They proposed that perhaps in an anonymous setting they may not have obtained that same results and that the link between online and offline loneliness may be due to the publicity of sites such as Facebook (Freberg et al. 2010). They did however find that people who are lonelier in an offline setting spent more time online but this was merely to pass time. Parasocial interaction was a term coined by Horton and Wohl in 1956 to label imaginative one-way relationships most often formed between individuals, who know a lot about the other party and celebrities or fictional characters who do not reciprocate the relationship (Ashe & McCutcheon, 2001). Horton and Wohl (1956) as cited in Tsoa (1996) outlined two distinct motives for the formation of such interactions. The deficiency paradigm can be used to define the first motive, where individuals who do not have sufficient face to face relationships will develop parasocial interactions as a replacement (Freberg et al. 2010). The global use paradigm which corresponds to the second drive suggests that parasocial interactions do not develop as a result of the quality or quantity of interpersonal relationships but rather they are an experience in which anyone can become involved (Freberg et al. 2010). In 2001, Ashe and McCutcheon hypothesised that shyness and loneliness would be linked to the strength of one’s parasocial interactions. They defined shy persons as being uncomfortable and inhibited in the presence of the others and lonely persons as tending to have poor communication skills, both definitions contributing to their hypothesis as parasocial interactions require little social demand (Ashe & McCutcheon, 2001). In their study they assessed 150 participants with an average age of 25.3 years, responses on the UCLA Loneliness Scale and two similar versions the Celebrity Attitude Scale. Their results yielded a weak correlation between social anxiety and parasocial interactions but found that lonely persons were likely to more frequently use media sources as a way to pass time.

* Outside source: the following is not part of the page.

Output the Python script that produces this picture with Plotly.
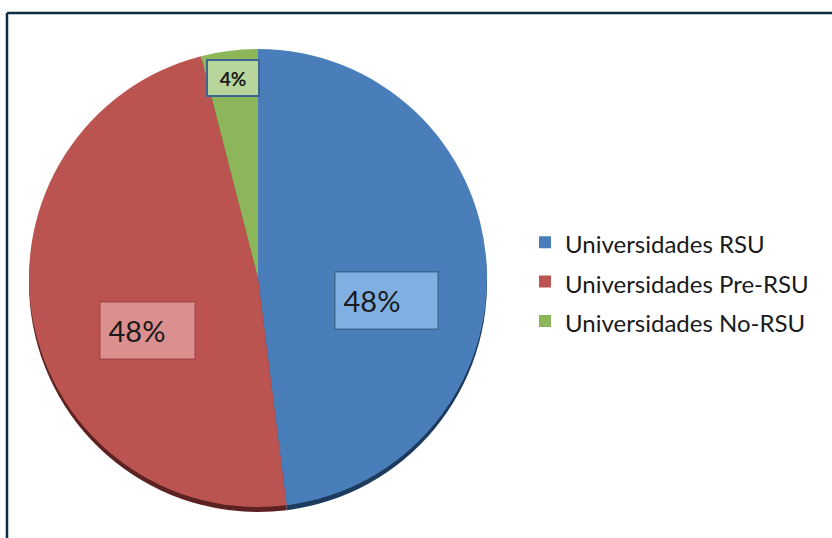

Tsoa (1996) studied whether an individual’s level of empathy, introversion/extroversion and neuroticism were motives for greater involvement in parasocial interactions. The results obtained by Tsao (1996), similar to those generated by Ashe and McCutcheon (2001), postulated that individuals with lower levels of empathy and extroversion and higher levels of neuroticism spent more time watching television, confirming the assumption of media use as compensation as suggested by the deficiency paradigm (Tsao, 1996). He found however that, these individuals displayed no stronger propensity to parasocial interactions than individuals with greater extraversion and empathy levels and lower neuroticism levels suggesting that parasocial interactions fit in to the global use paradigm. The global use and deficiency paradigms present distinct hypotheses regarding the trend between online and offline social interactions. Research in the area of social psychology has become increasingly focused on the relationship between psychological wellbeing and the use of social media. Studies have concentrated particularly on personality traits that may lead to increased use of SNSs. Zywica and Danowski (2008) and Mehdizadeh (2010) found that narcissistic individuals who are more introverted and have lower self-esteem generally use SNSs as a platform to compensate for the lack of adequate social interactions they receive in an offline setting, correlating to the assumptions of the deficiency paradigm.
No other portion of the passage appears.